Kafka custom resource -

Kafka:
   Authorization:
     Super Users:
       ANONYMOUS
     Type: simple
   Config:
     default.replication.factor:               3
     inter.broker.protocol.version:            3.3
     min.insync.replicas:                      2
     offsets.topic.replication.factor:         3
     Retries:                                  5
     [retry.backoff.ms](http://retry.backoff.ms/):                         1000
     transaction.state.log.min.isr:            2
     transaction.state.log.replication.factor: 3
   Image:                                      ***********
   Listeners:
     Name: plain
     Port: 9092
     Tls:  false
     Type: internal

I am using following in K6 tests

image

mostafa commented 11 months ago

@PrabhanjanDesai

Both the Writer and Reader objects have a connectLogger boolean property you can set to see the internal logs of the Kafka library used in this extension, which is kafka-go. Consider setting that property and observing what happens. Also, if the connection timeouts happen intermittently, and not constantly, it might mean that your Kafka instance might not have enough resources to handle that many connections.

PrabhanjanDesai commented 11 months ago

Thanks @mostafa . Issue doesn't seem to be with resources here, issue mainly occurs while we are establishing connection and not while initializing reader/writer.

image

mostafa commented 11 months ago

@PrabhanjanDesai

I faced this issue as well, but since it's intermittent, it makes it very hard to reproduce and debug. I'd be happy to know how I can reproduce this.

PrabhanjanDesai commented 11 months ago

@mostafa Unfortunately this issue occurs in only few clusters, cant provide anything that can help you reproduce. I would like to know two things -

  1. Is this an issue with xk6 module ?
  2. Currently I have added connectlogger to reader and writer only. Can we add something similar to connectlogger while initializing connection also, which may help us to find the root cause? kafka
PrabhanjanDesai commented 11 months ago

Any update @mostafa on my latest questions ?

PrabhanjanDesai commented 11 months ago

Hi @mostafa - Could you please provide your inputs?

mostafa commented 11 months ago

@PrabhanjanDesai

  1. It probably is. I am using the same exact dialer for the connection class and there is always an extra step to connect to the cluster controller and it sometimes fail. 🤷
  2. Unlike the reader and writer of the kafka-go API, the connection is a low-level object and it doesn't have a logger property, so I can enable it via a boolean such as connectLogger in xk6-kafka code. The only possible way is to add heavy logging/printing to the code I referenced in item 1 and then build a custom version of k6 with xk6-kafka using xk6.

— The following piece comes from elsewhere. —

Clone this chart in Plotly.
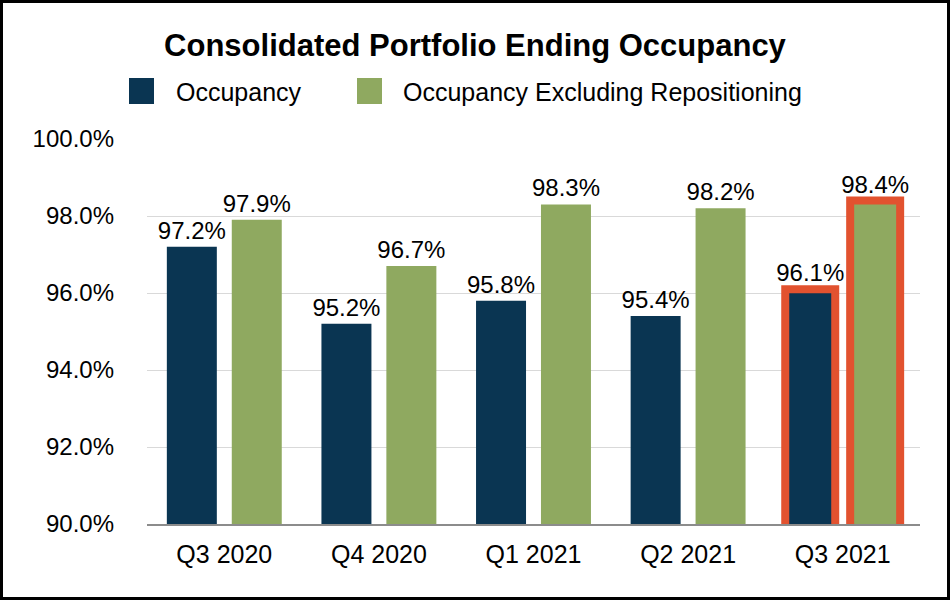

As I also mentioned above, this is hard to reproduce.

mostafa commented 9 months ago

Hey,

I suppose your question is answered, I'll close this issue. If you have further questions related to the same issue, please re-open this, otherwise open a new one.

Madhankumar11 commented 5 months ago

hi @mostafa i get the error in ERRO[0000] TypeError: Value is not an object: undefined at file:///C:/kafka/k6-kafka/kafka.js:8:24(39) hint="script exception" after run the code

import { check } from 'k6';
import { writer, produce, reader, createTopic } from 'k6/x/kafka';

const bootstrapServers = ['localhost:9092'];
const kafkaTopic = 'xk6_kafka_json_topic';

// Initialize Kafka producer and consumer
const producer = writer(bootstrapServers, kafkaTopic);
const consumer = reader(bootstrapServers, kafkaTopic);

// Create Kafka topic
createTopic(bootstrapServers[0], kafkaTopic);

// Function to generate random integer
function getRandomInt(max = 1000) {
    return Math.floor(Math.random() * max + 1);
}

// Main function for load testing
export default function () {
    // Generate messages
    const messages = [
        {
            key: JSON.stringify({
                correlationId: 'test-id-sql-' + getRandomInt(),
            }),
            value: JSON.stringify({
                title: 'Load Testing SQL Databases with k6',
                url: 'https://k6.io/blog/load-testing-sql-databases-with-k6/',
                locale: 'en',
            }),
        },
        {
            key: JSON.stringify({
                correlationId: 'test-id-redis-' + getRandomInt(),
            }),
            value: JSON.stringify({
                title: 'Benchmarking Redis with k6',
                url: 'https://k6.io/blog/benchmarking-redis-with-k6/',
                locale: 'en',
            }),
        },
    ];

    // Produce messages
    const error = produce(producer, messages);
    check(error, {
        'messages sent successfully': (err) => err === null,
    });
}

// Teardown function to close producer and consumer connections
export function teardown(data) {
    producer.close();
    consumer.close();
}
mostafa commented 5 months ago

Hey @Madhankumar11,

You are using a very old syntax to create topics. Consider updating your code according to this example.